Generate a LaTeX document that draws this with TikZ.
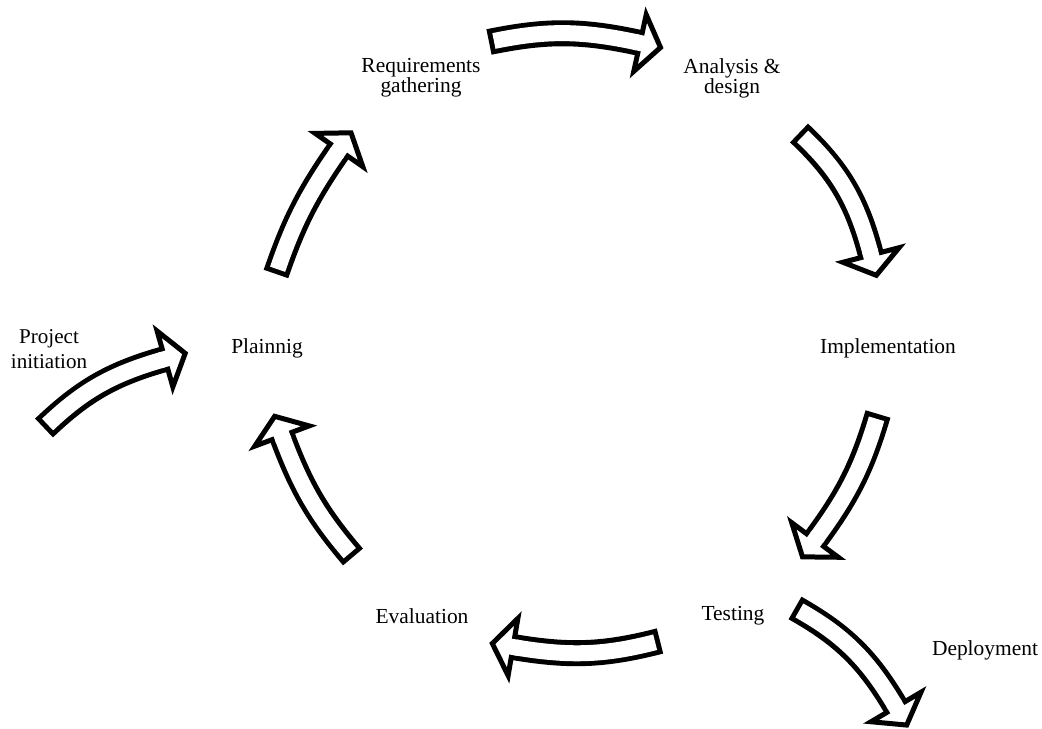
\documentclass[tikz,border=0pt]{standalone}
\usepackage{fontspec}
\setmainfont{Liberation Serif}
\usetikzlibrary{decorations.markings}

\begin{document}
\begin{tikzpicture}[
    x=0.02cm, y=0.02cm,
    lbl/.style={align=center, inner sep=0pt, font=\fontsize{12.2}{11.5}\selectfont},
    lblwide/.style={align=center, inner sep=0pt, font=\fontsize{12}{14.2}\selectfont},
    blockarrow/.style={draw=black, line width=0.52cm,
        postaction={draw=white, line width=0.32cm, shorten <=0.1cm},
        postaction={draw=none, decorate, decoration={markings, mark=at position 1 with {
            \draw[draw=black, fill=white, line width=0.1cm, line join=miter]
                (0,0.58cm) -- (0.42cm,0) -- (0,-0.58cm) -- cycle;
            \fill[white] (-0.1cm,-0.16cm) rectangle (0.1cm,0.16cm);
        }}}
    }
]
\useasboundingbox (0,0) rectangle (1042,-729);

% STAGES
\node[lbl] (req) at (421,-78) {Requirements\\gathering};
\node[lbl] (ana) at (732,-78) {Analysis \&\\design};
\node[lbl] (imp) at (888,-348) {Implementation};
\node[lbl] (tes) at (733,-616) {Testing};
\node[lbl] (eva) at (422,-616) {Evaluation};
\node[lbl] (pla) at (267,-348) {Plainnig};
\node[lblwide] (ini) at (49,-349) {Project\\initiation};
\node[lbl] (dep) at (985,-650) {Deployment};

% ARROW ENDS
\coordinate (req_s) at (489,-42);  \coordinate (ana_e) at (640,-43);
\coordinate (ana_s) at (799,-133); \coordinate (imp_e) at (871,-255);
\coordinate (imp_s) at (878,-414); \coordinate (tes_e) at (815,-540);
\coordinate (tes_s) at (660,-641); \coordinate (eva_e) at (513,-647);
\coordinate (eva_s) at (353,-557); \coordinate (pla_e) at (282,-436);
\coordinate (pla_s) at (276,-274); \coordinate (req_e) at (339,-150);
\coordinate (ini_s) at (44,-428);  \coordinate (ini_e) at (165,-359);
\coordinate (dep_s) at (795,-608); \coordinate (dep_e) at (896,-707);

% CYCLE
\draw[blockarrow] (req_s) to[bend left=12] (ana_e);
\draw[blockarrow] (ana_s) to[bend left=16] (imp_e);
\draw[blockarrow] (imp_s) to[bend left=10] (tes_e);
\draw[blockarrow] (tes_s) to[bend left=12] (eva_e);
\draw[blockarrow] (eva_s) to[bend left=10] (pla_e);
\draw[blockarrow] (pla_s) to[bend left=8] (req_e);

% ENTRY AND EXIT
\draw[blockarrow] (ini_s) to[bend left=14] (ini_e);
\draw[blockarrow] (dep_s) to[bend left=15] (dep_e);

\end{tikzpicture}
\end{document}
==*==
» YOUR OBJECTIVE
Output each line exactly; omit every picture.

» EXERCISE RESPONSE
Generate a LaTeX document that draws this with TikZ.
\documentclass[tikz,border=0pt]{standalone}
\usepackage{fontspec}
\setmainfont{Liberation Serif}
\usetikzlibrary{decorations.markings}

\begin{document}
\begin{tikzpicture}[
    x=0.02cm, y=0.02cm,
    lbl/.style={align=center, inner sep=0pt, font=\fontsize{12.2}{11.5}\selectfont},
    lblwide/.style={align=center, inner sep=0pt, font=\fontsize{12}{14.2}\selectfont},
    blockarrow/.style={draw=black, line width=0.52cm,
        postaction={draw=white, line width=0.32cm, shorten <=0.1cm},
        postaction={draw=none, decorate, decoration={markings, mark=at position 1 with {
            \draw[draw=black, fill=white, line width=0.1cm, line join=miter]
                (0,0.58cm) -- (0.42cm,0) -- (0,-0.58cm) -- cycle;
            \fill[white] (-0.1cm,-0.16cm) rectangle (0.1cm,0.16cm);
        }}}
    }
]
\useasboundingbox (0,0) rectangle (1042,-729);

% STAGES
\node[lbl] (req) at (421,-78) {Requirements\\gathering};
\node[lbl] (ana) at (732,-78) {Analysis \&\\design};
\node[lbl] (imp) at (888,-348) {Implementation};
\node[lbl] (tes) at (733,-616) {Testing};
\node[lbl] (eva) at (422,-616) {Evaluation};
\node[lbl] (pla) at (267,-348) {Plainnig};
\node[lblwide] (ini) at (49,-349) {Project\\initiation};
\node[lbl] (dep) at (985,-650) {Deployment};

% ARROW ENDS
\coordinate (req_s) at (489,-42);  \coordinate (ana_e) at (640,-43);
\coordinate (ana_s) at (799,-133); \coordinate (imp_e) at (871,-255);
\coordinate (imp_s) at (878,-414); \coordinate (tes_e) at (815,-540);
\coordinate (tes_s) at (660,-641); \coordinate (eva_e) at (513,-647);
\coordinate (eva_s) at (353,-557); \coordinate (pla_e) at (282,-436);
\coordinate (pla_s) at (276,-274); \coordinate (req_e) at (339,-150);
\coordinate (ini_s) at (44,-428);  \coordinate (ini_e) at (165,-359);
\coordinate (dep_s) at (795,-608); \coordinate (dep_e) at (896,-707);

% CYCLE
\draw[blockarrow] (req_s) to[bend left=12] (ana_e);
\draw[blockarrow] (ana_s) to[bend left=16] (imp_e);
\draw[blockarrow] (imp_s) to[bend left=10] (tes_e);
\draw[blockarrow] (tes_s) to[bend left=12] (eva_e);
\draw[blockarrow] (eva_s) to[bend left=10] (pla_e);
\draw[blockarrow] (pla_s) to[bend left=8] (req_e);

% ENTRY AND EXIT
\draw[blockarrow] (ini_s) to[bend left=14] (ini_e);
\draw[blockarrow] (dep_s) to[bend left=15] (dep_e);

\end{tikzpicture}
\end{document}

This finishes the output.